Thumbs up to emergency texting
Facing a need to enable its speech- and hearing-impaired residents to communicate directly with 9-1-1 call takers in an emergency, last year Black Hawk County, Iowa, adopted next-generation 9-1-1 capabilities that allow its emergency call centers to receive text messages. The technology also helps others who find themselves in circumstances where texting is the best and safest available means to contact 9-1-1.
The text messaging pilot project began in early 2009, and in August 2009, the service went live. The technology uses an augmented commercial short message service infrastructure from a wireless carrier in the state. Longmont, Colo.-based Intrado developed the Internet Protocol network and emergency text gateway that accepts and routes the messages to the correct public safety answering point (PSAP). The PSAP also needed minor upgrades to its call handling equipment so the text message could be displayed on the call-taker’s monitor.

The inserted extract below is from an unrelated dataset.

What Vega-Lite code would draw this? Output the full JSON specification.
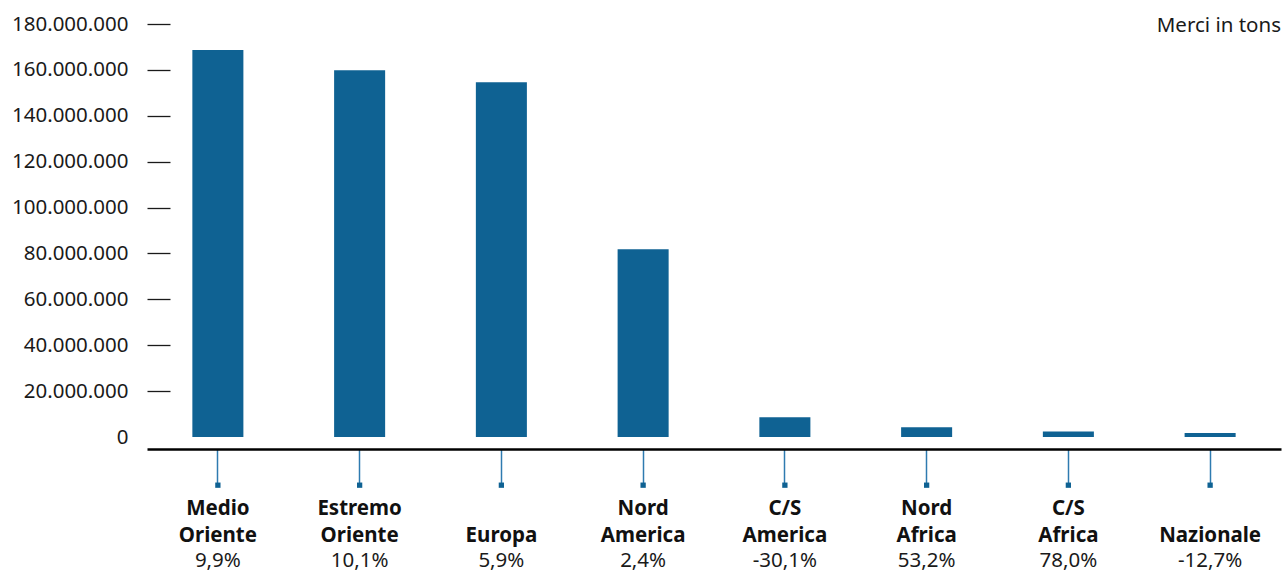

Although texting to 9-1-1 will not replace the current public safety response provided by voice call operations, it has proven useful in protecting residents from possible harm. In one instance, a woman used her cell phone to send a text message to 9-1-1 when her former boyfriend — who had assaulted her in the past — entered her residence. Texting allowed the woman to communicate with the 9-1-1 call taker without speaking, which may have revealed her location in the home to the intruder. Police officers were dispatched to the woman’s residence, where the former boyfriend was arrested for violating a “no contact” order.
For her leadership in the 9-1-1 text messaging project, Judy Flores, director of the Black Hawk Consolidated Communications Center, recently received the “Government Leader Award” at the 7th Annual “9-1-1 Honors Gala” in Washington. The Government Leader Award recognizes the efforts of federal, state and local officials in developing and implementing public policy to advance the capabilities of 9-1-1 emergency communications.
“Public safety must be able to support 9-1-1 text messaging,” Flores says. “Enabling 9-1-1 systems to accept text messages not only helps protect sensory impaired callers, but helps to satisfy the expectations of millions of people in the U.S. who rely on standard text messaging as a regular means of communication and assume the service is already widely available.”
Project: 9-1-1 Text Messaging
County: Black Hawk County, Iowa
Agency: Black Hawk Consolidated Communications Center in Waterloo
Vendors: Longmont, Colo.-based Intrado Inc.; Marshalltown, Iowa-based RACOM Corp.